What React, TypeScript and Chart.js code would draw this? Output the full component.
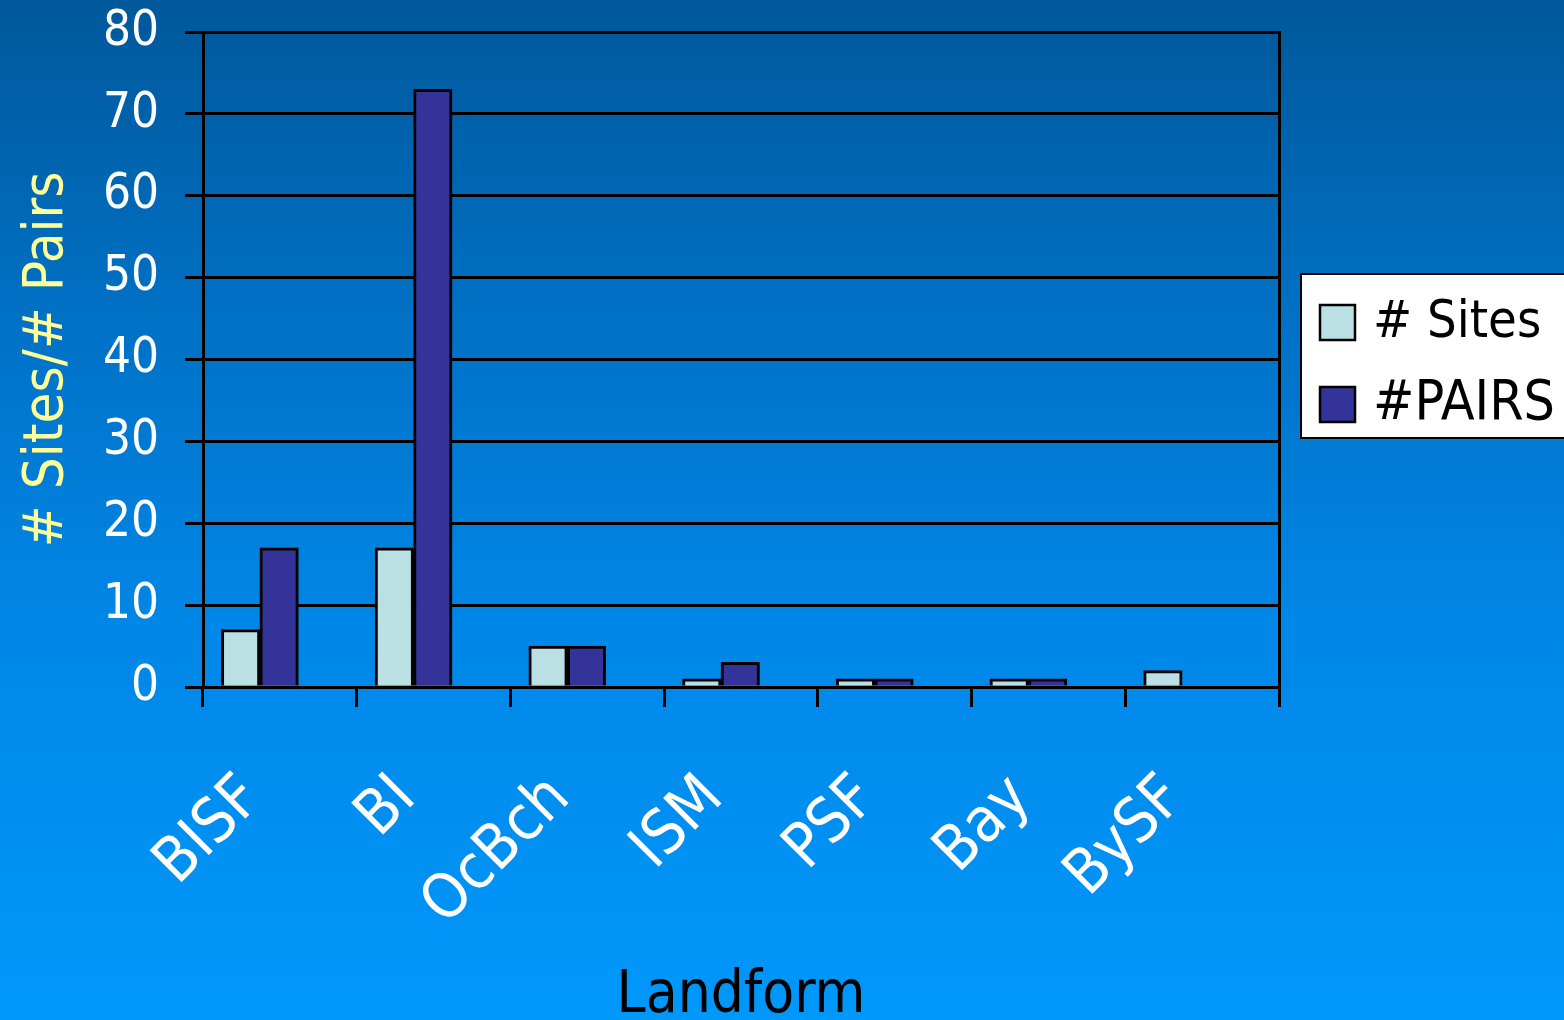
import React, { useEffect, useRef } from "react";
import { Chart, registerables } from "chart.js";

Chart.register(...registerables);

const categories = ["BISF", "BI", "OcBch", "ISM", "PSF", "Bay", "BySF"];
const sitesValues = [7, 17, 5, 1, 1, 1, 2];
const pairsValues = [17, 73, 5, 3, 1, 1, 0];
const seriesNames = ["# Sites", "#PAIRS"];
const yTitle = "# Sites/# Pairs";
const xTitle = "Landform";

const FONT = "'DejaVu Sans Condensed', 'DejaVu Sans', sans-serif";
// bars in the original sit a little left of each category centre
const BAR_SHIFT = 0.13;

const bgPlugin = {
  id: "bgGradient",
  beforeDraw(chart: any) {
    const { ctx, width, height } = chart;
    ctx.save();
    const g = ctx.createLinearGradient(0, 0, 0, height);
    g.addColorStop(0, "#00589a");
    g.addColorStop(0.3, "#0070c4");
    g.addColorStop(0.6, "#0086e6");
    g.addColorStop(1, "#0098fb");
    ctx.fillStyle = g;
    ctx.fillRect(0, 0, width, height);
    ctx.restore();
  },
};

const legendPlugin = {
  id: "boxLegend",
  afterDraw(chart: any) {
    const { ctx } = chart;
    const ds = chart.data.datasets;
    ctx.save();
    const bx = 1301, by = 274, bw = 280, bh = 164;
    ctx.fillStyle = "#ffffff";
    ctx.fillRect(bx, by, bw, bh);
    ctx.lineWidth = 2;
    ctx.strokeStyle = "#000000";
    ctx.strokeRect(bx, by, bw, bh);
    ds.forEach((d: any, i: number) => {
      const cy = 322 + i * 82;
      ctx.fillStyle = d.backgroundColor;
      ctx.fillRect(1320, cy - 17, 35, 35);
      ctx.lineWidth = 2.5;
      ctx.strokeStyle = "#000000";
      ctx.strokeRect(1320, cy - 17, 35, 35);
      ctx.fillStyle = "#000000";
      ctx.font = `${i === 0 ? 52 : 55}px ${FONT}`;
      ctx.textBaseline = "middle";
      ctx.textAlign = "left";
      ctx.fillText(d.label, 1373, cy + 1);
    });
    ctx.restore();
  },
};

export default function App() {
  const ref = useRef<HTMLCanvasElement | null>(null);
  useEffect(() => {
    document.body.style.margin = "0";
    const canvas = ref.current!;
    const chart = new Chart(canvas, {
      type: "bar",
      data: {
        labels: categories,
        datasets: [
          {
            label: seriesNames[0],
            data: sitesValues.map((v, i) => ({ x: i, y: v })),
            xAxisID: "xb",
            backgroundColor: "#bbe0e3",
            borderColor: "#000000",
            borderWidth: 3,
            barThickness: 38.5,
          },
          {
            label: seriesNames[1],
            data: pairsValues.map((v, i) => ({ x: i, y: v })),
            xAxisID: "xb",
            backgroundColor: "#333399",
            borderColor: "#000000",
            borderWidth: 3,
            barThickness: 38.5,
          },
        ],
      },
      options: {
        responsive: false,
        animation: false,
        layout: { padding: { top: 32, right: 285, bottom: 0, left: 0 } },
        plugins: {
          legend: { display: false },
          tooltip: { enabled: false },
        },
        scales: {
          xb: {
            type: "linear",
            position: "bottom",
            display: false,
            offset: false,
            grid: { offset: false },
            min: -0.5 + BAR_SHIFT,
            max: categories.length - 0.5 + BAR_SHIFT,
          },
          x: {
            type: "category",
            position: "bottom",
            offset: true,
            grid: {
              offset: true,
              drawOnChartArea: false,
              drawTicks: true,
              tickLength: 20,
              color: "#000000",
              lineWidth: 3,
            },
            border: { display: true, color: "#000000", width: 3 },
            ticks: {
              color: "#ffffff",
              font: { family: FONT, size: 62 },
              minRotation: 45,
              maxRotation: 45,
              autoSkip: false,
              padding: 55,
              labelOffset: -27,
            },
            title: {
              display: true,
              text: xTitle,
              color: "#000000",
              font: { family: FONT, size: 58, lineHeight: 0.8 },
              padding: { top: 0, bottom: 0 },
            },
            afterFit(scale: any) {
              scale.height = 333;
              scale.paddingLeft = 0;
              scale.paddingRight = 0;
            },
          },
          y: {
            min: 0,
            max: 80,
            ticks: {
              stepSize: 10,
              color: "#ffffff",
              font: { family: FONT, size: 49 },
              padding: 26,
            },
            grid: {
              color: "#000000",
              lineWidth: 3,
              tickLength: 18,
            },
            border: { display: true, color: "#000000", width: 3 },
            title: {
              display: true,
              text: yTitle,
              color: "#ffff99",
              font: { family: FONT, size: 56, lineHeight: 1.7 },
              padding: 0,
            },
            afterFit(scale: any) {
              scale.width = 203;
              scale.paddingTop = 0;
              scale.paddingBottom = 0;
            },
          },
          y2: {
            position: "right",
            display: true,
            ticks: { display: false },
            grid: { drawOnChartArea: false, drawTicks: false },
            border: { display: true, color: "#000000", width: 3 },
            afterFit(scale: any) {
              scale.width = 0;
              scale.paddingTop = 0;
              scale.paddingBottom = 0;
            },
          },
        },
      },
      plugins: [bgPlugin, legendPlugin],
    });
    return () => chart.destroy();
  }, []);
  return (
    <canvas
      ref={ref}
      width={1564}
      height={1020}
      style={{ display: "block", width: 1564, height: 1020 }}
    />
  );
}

Problem details:
Copy out all the data exactly; skip the pictures.

Output of the task:
What React, TypeScript and Chart.js code would draw this? Output the full component.
import React, { useEffect, useRef } from "react";
import { Chart, registerables } from "chart.js";

Chart.register(...registerables);

const categories = ["BISF", "BI", "OcBch", "ISM", "PSF", "Bay", "BySF"];
const sitesValues = [7, 17, 5, 1, 1, 1, 2];
const pairsValues = [17, 73, 5, 3, 1, 1, 0];
const seriesNames = ["# Sites", "#PAIRS"];
const yTitle = "# Sites/# Pairs";
const xTitle = "Landform";

const FONT = "'DejaVu Sans Condensed', 'DejaVu Sans', sans-serif";
// bars in the original sit a little left of each category centre
const BAR_SHIFT = 0.13;

const bgPlugin = {
  id: "bgGradient",
  beforeDraw(chart: any) {
    const { ctx, width, height } = chart;
    ctx.save();
    const g = ctx.createLinearGradient(0, 0, 0, height);
    g.addColorStop(0, "#00589a");
    g.addColorStop(0.3, "#0070c4");
    g.addColorStop(0.6, "#0086e6");
    g.addColorStop(1, "#0098fb");
    ctx.fillStyle = g;
    ctx.fillRect(0, 0, width, height);
    ctx.restore();
  },
};

const legendPlugin = {
  id: "boxLegend",
  afterDraw(chart: any) {
    const { ctx } = chart;
    const ds = chart.data.datasets;
    ctx.save();
    const bx = 1301, by = 274, bw = 280, bh = 164;
    ctx.fillStyle = "#ffffff";
    ctx.fillRect(bx, by, bw, bh);
    ctx.lineWidth = 2;
    ctx.strokeStyle = "#000000";
    ctx.strokeRect(bx, by, bw, bh);
    ds.forEach((d: any, i: number) => {
      const cy = 322 + i * 82;
      ctx.fillStyle = d.backgroundColor;
      ctx.fillRect(1320, cy - 17, 35, 35);
      ctx.lineWidth = 2.5;
      ctx.strokeStyle = "#000000";
      ctx.strokeRect(1320, cy - 17, 35, 35);
      ctx.fillStyle = "#000000";
      ctx.font = `${i === 0 ? 52 : 55}px ${FONT}`;
      ctx.textBaseline = "middle";
      ctx.textAlign = "left";
      ctx.fillText(d.label, 1373, cy + 1);
    });
    ctx.restore();
  },
};

export default function App() {
  const ref = useRef<HTMLCanvasElement | null>(null);
  useEffect(() => {
    document.body.style.margin = "0";
    const canvas = ref.current!;
    const chart = new Chart(canvas, {
      type: "bar",
      data: {
        labels: categories,
        datasets: [
          {
            label: seriesNames[0],
            data: sitesValues.map((v, i) => ({ x: i, y: v })),
            xAxisID: "xb",
            backgroundColor: "#bbe0e3",
            borderColor: "#000000",
            borderWidth: 3,
            barThickness: 38.5,
          },
          {
            label: seriesNames[1],
            data: pairsValues.map((v, i) => ({ x: i, y: v })),
            xAxisID: "xb",
            backgroundColor: "#333399",
            borderColor: "#000000",
            borderWidth: 3,
            barThickness: 38.5,
          },
        ],
      },
      options: {
        responsive: false,
        animation: false,
        layout: { padding: { top: 32, right: 285, bottom: 0, left: 0 } },
        plugins: {
          legend: { display: false },
          tooltip: { enabled: false },
        },
        scales: {
          xb: {
            type: "linear",
            position: "bottom",
            display: false,
            offset: false,
            grid: { offset: false },
            min: -0.5 + BAR_SHIFT,
            max: categories.length - 0.5 + BAR_SHIFT,
          },
          x: {
            type: "category",
            position: "bottom",
            offset: true,
            grid: {
              offset: true,
              drawOnChartArea: false,
              drawTicks: true,
              tickLength: 20,
              color: "#000000",
              lineWidth: 3,
            },
            border: { display: true, color: "#000000", width: 3 },
            ticks: {
              color: "#ffffff",
              font: { family: FONT, size: 62 },
              minRotation: 45,
              maxRotation: 45,
              autoSkip: false,
              padding: 55,
              labelOffset: -27,
            },
            title: {
              display: true,
              text: xTitle,
              color: "#000000",
              font: { family: FONT, size: 58, lineHeight: 0.8 },
              padding: { top: 0, bottom: 0 },
            },
            afterFit(scale: any) {
              scale.height = 333;
              scale.paddingLeft = 0;
              scale.paddingRight = 0;
            },
          },
          y: {
            min: 0,
            max: 80,
            ticks: {
              stepSize: 10,
              color: "#ffffff",
              font: { family: FONT, size: 49 },
              padding: 26,
            },
            grid: {
              color: "#000000",
              lineWidth: 3,
              tickLength: 18,
            },
            border: { display: true, color: "#000000", width: 3 },
            title: {
              display: true,
              text: yTitle,
              color: "#ffff99",
              font: { family: FONT, size: 56, lineHeight: 1.7 },
              padding: 0,
            },
            afterFit(scale: any) {
              scale.width = 203;
              scale.paddingTop = 0;
              scale.paddingBottom = 0;
            },
          },
          y2: {
            position: "right",
            display: true,
            ticks: { display: false },
            grid: { drawOnChartArea: false, drawTicks: false },
            border: { display: true, color: "#000000", width: 3 },
            afterFit(scale: any) {
              scale.width = 0;
              scale.paddingTop = 0;
              scale.paddingBottom = 0;
            },
          },
        },
      },
      plugins: [bgPlugin, legendPlugin],
    });
    return () => chart.destroy();
  }, []);
  return (
    <canvas
      ref={ref}
      width={1564}
      height={1020}
      style={{ display: "block", width: 1564, height: 1020 }}
    />
  );
}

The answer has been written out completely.